New Antarctic conservation laws

Antarctic petrel
An Antarctic petrel flies above an iceberg in Antarctica (Photo: Rob Bryson)
Snow petrel emperor penguin chick

16th February 2017

Antarctic animals and plants will be better protected by new conservation laws which have recently come into effect.

The amendments to the Antarctic Treaty (Environment Protection) Act 1980 redefine, expand and strengthen a number of provisions.

They include strengthening controls on unintended introduction of non-native species to Antarctica and establishing restrictions around people taking native invertebrates.

The changes to the Antarctic Treaty (Environment Protection) Act 1980 will;

  • provide the ability for the Minister for the Environment and Energy to declare invertebrates as specially protected species, and specify restrictions on the taking of native invertebrates;
  • enhance the protections afforded to protect specially protected species;
  • strengthen the permitting system to better control the authorised introduction of organisms into the Antarctic; and
  • update the offences to require persons travelling to Antarctica to take greater precaution against the accidental introduction of non-indigenous organisms.

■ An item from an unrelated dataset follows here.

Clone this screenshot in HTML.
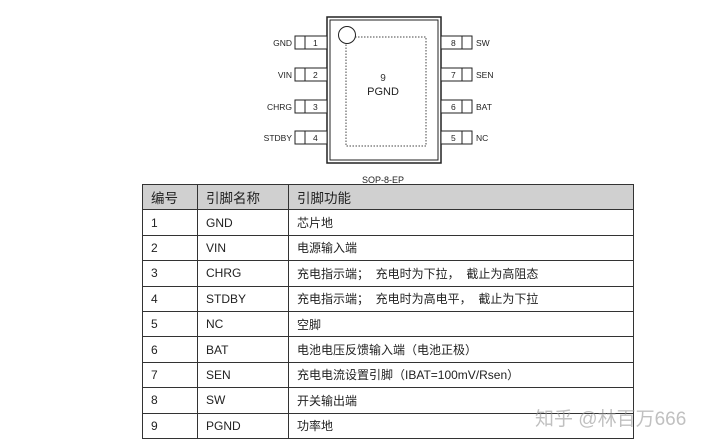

The Antarctic Treaty (Environment Protection) Amendment Act 2010 commenced on 8 December 2016. An updated compilation of the Antarctic Treaty (Environment Protection) Act 1980, incorporating the new laws, can be found on the Federal Register of Legislation.

The Environmental Protocol is a multilateral agreement under the Antarctic Treaty which designates Antarctica as a natural reserve, devoted to peace and science.

It commits parties to the comprehensive protection of the Antarctic environment and its dependent and associated ecosystems.

People conducting or proposing to conduct activities in Antarctica should make themselves familiar with the new laws.